Data extract:
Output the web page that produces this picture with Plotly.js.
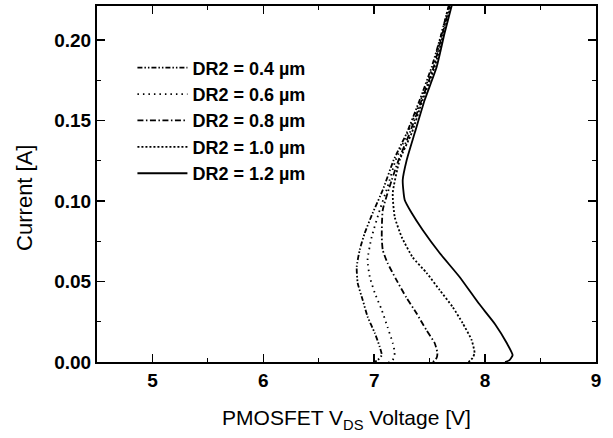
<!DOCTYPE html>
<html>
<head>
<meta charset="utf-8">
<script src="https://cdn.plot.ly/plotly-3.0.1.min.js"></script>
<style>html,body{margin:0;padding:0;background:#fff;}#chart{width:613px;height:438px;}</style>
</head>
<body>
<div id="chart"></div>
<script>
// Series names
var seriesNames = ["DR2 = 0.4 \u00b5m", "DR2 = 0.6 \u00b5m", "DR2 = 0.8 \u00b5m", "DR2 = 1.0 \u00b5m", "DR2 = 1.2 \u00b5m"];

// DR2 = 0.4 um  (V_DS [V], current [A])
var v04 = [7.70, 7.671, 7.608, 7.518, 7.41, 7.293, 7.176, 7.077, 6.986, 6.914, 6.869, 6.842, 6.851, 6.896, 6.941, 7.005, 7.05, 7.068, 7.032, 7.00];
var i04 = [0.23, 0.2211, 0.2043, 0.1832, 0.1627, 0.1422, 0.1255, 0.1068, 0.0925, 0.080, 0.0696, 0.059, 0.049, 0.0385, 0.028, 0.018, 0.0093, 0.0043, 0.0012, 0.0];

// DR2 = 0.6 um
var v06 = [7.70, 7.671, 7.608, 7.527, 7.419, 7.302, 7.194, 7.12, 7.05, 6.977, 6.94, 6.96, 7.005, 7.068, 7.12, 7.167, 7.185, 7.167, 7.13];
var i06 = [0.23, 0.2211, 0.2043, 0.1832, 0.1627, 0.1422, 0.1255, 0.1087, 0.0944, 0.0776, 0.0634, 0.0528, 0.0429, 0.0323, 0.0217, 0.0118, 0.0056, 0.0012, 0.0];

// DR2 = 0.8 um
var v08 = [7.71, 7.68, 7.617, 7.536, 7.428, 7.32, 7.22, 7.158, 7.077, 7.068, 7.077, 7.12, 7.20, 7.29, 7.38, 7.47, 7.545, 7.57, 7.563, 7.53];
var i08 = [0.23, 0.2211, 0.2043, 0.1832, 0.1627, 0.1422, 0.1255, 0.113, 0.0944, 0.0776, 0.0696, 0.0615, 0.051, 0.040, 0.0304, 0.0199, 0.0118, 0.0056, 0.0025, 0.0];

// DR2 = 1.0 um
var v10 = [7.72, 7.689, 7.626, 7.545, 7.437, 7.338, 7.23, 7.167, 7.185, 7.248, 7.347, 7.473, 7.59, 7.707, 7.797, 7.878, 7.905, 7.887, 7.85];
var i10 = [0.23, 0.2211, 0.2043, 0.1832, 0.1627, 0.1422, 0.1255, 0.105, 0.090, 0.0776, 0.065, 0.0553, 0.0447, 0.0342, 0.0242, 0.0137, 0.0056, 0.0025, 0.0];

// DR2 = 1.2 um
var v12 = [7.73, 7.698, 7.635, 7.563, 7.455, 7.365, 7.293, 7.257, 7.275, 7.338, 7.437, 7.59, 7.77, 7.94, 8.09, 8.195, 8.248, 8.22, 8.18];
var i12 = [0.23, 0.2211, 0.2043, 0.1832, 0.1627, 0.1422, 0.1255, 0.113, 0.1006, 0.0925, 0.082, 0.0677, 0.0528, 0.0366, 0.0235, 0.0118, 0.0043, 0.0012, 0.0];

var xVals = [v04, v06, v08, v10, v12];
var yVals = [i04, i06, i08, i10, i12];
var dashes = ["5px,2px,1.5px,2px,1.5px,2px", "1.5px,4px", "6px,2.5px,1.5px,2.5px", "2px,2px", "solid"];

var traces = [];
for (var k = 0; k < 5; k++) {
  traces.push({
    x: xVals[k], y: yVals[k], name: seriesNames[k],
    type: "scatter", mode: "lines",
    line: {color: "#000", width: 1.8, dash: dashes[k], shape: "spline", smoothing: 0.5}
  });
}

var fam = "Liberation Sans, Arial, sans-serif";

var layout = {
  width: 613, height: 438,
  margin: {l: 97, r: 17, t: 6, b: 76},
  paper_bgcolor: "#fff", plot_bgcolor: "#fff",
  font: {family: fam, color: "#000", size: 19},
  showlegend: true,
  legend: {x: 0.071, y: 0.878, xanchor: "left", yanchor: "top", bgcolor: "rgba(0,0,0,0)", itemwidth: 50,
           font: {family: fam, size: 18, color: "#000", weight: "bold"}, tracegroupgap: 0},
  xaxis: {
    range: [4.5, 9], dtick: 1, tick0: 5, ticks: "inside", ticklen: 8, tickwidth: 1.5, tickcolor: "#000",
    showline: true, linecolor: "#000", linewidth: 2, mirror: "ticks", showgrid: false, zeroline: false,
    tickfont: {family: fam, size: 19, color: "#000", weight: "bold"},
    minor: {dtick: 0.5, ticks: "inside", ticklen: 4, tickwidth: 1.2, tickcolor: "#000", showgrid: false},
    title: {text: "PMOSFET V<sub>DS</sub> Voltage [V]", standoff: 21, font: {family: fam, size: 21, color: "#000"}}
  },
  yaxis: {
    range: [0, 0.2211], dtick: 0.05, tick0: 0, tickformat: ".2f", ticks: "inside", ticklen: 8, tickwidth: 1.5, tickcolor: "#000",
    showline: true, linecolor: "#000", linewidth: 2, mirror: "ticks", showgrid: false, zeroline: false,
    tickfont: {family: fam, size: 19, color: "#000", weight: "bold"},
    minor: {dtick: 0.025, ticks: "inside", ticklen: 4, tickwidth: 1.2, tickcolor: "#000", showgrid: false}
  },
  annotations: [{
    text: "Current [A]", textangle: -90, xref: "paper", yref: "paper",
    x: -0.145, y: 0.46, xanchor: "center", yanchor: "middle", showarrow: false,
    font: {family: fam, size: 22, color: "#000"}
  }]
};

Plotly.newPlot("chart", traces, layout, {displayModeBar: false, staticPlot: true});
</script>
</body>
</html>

Exercise description: Repeat all of the data above word for word, minus the pictures.

Response below:
Output the web page that produces this picture with Plotly.js.
<!DOCTYPE html>
<html>
<head>
<meta charset="utf-8">
<script src="https://cdn.plot.ly/plotly-3.0.1.min.js"></script>
<style>html,body{margin:0;padding:0;background:#fff;}#chart{width:613px;height:438px;}</style>
</head>
<body>
<div id="chart"></div>
<script>
// Series names
var seriesNames = ["DR2 = 0.4 \u00b5m", "DR2 = 0.6 \u00b5m", "DR2 = 0.8 \u00b5m", "DR2 = 1.0 \u00b5m", "DR2 = 1.2 \u00b5m"];

// DR2 = 0.4 um  (V_DS [V], current [A])
var v04 = [7.70, 7.671, 7.608, 7.518, 7.41, 7.293, 7.176, 7.077, 6.986, 6.914, 6.869, 6.842, 6.851, 6.896, 6.941, 7.005, 7.05, 7.068, 7.032, 7.00];
var i04 = [0.23, 0.2211, 0.2043, 0.1832, 0.1627, 0.1422, 0.1255, 0.1068, 0.0925, 0.080, 0.0696, 0.059, 0.049, 0.0385, 0.028, 0.018, 0.0093, 0.0043, 0.0012, 0.0];

// DR2 = 0.6 um
var v06 = [7.70, 7.671, 7.608, 7.527, 7.419, 7.302, 7.194, 7.12, 7.05, 6.977, 6.94, 6.96, 7.005, 7.068, 7.12, 7.167, 7.185, 7.167, 7.13];
var i06 = [0.23, 0.2211, 0.2043, 0.1832, 0.1627, 0.1422, 0.1255, 0.1087, 0.0944, 0.0776, 0.0634, 0.0528, 0.0429, 0.0323, 0.0217, 0.0118, 0.0056, 0.0012, 0.0];

// DR2 = 0.8 um
var v08 = [7.71, 7.68, 7.617, 7.536, 7.428, 7.32, 7.22, 7.158, 7.077, 7.068, 7.077, 7.12, 7.20, 7.29, 7.38, 7.47, 7.545, 7.57, 7.563, 7.53];
var i08 = [0.23, 0.2211, 0.2043, 0.1832, 0.1627, 0.1422, 0.1255, 0.113, 0.0944, 0.0776, 0.0696, 0.0615, 0.051, 0.040, 0.0304, 0.0199, 0.0118, 0.0056, 0.0025, 0.0];

// DR2 = 1.0 um
var v10 = [7.72, 7.689, 7.626, 7.545, 7.437, 7.338, 7.23, 7.167, 7.185, 7.248, 7.347, 7.473, 7.59, 7.707, 7.797, 7.878, 7.905, 7.887, 7.85];
var i10 = [0.23, 0.2211, 0.2043, 0.1832, 0.1627, 0.1422, 0.1255, 0.105, 0.090, 0.0776, 0.065, 0.0553, 0.0447, 0.0342, 0.0242, 0.0137, 0.0056, 0.0025, 0.0];

// DR2 = 1.2 um
var v12 = [7.73, 7.698, 7.635, 7.563, 7.455, 7.365, 7.293, 7.257, 7.275, 7.338, 7.437, 7.59, 7.77, 7.94, 8.09, 8.195, 8.248, 8.22, 8.18];
var i12 = [0.23, 0.2211, 0.2043, 0.1832, 0.1627, 0.1422, 0.1255, 0.113, 0.1006, 0.0925, 0.082, 0.0677, 0.0528, 0.0366, 0.0235, 0.0118, 0.0043, 0.0012, 0.0];

var xVals = [v04, v06, v08, v10, v12];
var yVals = [i04, i06, i08, i10, i12];
var dashes = ["5px,2px,1.5px,2px,1.5px,2px", "1.5px,4px", "6px,2.5px,1.5px,2.5px", "2px,2px", "solid"];

var traces = [];
for (var k = 0; k < 5; k++) {
  traces.push({
    x: xVals[k], y: yVals[k], name: seriesNames[k],
    type: "scatter", mode: "lines",
    line: {color: "#000", width: 1.8, dash: dashes[k], shape: "spline", smoothing: 0.5}
  });
}

var fam = "Liberation Sans, Arial, sans-serif";

var layout = {
  width: 613, height: 438,
  margin: {l: 97, r: 17, t: 6, b: 76},
  paper_bgcolor: "#fff", plot_bgcolor: "#fff",
  font: {family: fam, color: "#000", size: 19},
  showlegend: true,
  legend: {x: 0.071, y: 0.878, xanchor: "left", yanchor: "top", bgcolor: "rgba(0,0,0,0)", itemwidth: 50,
           font: {family: fam, size: 18, color: "#000", weight: "bold"}, tracegroupgap: 0},
  xaxis: {
    range: [4.5, 9], dtick: 1, tick0: 5, ticks: "inside", ticklen: 8, tickwidth: 1.5, tickcolor: "#000",
    showline: true, linecolor: "#000", linewidth: 2, mirror: "ticks", showgrid: false, zeroline: false,
    tickfont: {family: fam, size: 19, color: "#000", weight: "bold"},
    minor: {dtick: 0.5, ticks: "inside", ticklen: 4, tickwidth: 1.2, tickcolor: "#000", showgrid: false},
    title: {text: "PMOSFET V<sub>DS</sub> Voltage [V]", standoff: 21, font: {family: fam, size: 21, color: "#000"}}
  },
  yaxis: {
    range: [0, 0.2211], dtick: 0.05, tick0: 0, tickformat: ".2f", ticks: "inside", ticklen: 8, tickwidth: 1.5, tickcolor: "#000",
    showline: true, linecolor: "#000", linewidth: 2, mirror: "ticks", showgrid: false, zeroline: false,
    tickfont: {family: fam, size: 19, color: "#000", weight: "bold"},
    minor: {dtick: 0.025, ticks: "inside", ticklen: 4, tickwidth: 1.2, tickcolor: "#000", showgrid: false}
  },
  annotations: [{
    text: "Current [A]", textangle: -90, xref: "paper", yref: "paper",
    x: -0.145, y: 0.46, xanchor: "center", yanchor: "middle", showarrow: false,
    font: {family: fam, size: 22, color: "#000"}
  }]
};

Plotly.newPlot("chart", traces, layout, {displayModeBar: false, staticPlot: true});
</script>
</body>
</html>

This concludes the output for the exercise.